Success and privilege

Spot the linkages? A society where people are valued only by their consumer goods (including such things as a gym-honed bodies). Those in the higher echelons have the only sure pathways to ensure their children enjoy the next generation of spoils. For the excluded, crime, mental illness, gambling (a new bookie's shop is just opening over the road from me - clearly one industry where the High St. and the internet version are both happily growing at the same time), and aspirations unrelated to reality.

No coincidence either that the cult of celebrity has grown hand-in-hand, especially a whole raft of them who're 'famous for being famous', i.e. no discernable talents.

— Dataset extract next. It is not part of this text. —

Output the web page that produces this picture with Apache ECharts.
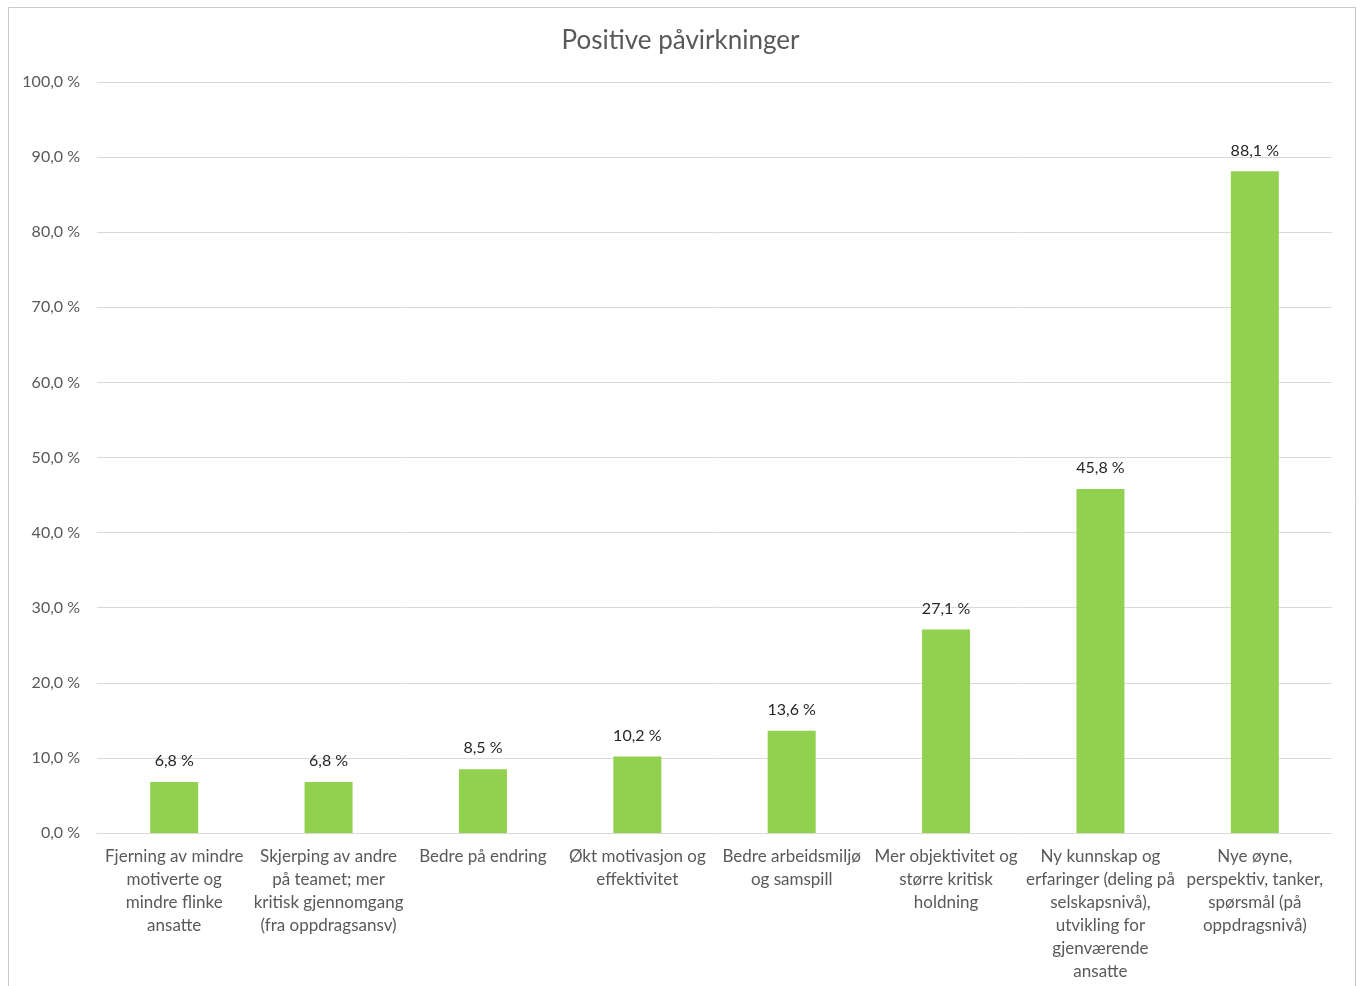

Of course, this happens at a time when skilled jobs are being shed (see the 'Work' post below), so a further element helps plug the gap - debt. Mhe whole thing is being held up with a mountain of credit, that unlike the Hire Purchase boom of the 1950's / 60's, is not boosting the economy but merely keeping it afloat and ultimately thrusting some into even deeper poverty. The credit isn't just buying an iPod on the plastic, it's also about spiralling house prices based on cheap, accessible mortgages.

What sort of society is it propping up? Britain compared to other western European countries has the highest rate of child and pensioner poverty, lowest-paid workers working the longest hours, most underfunded healthcare and education provision, highest-paid corporate executives, highest prison population and the most violent society.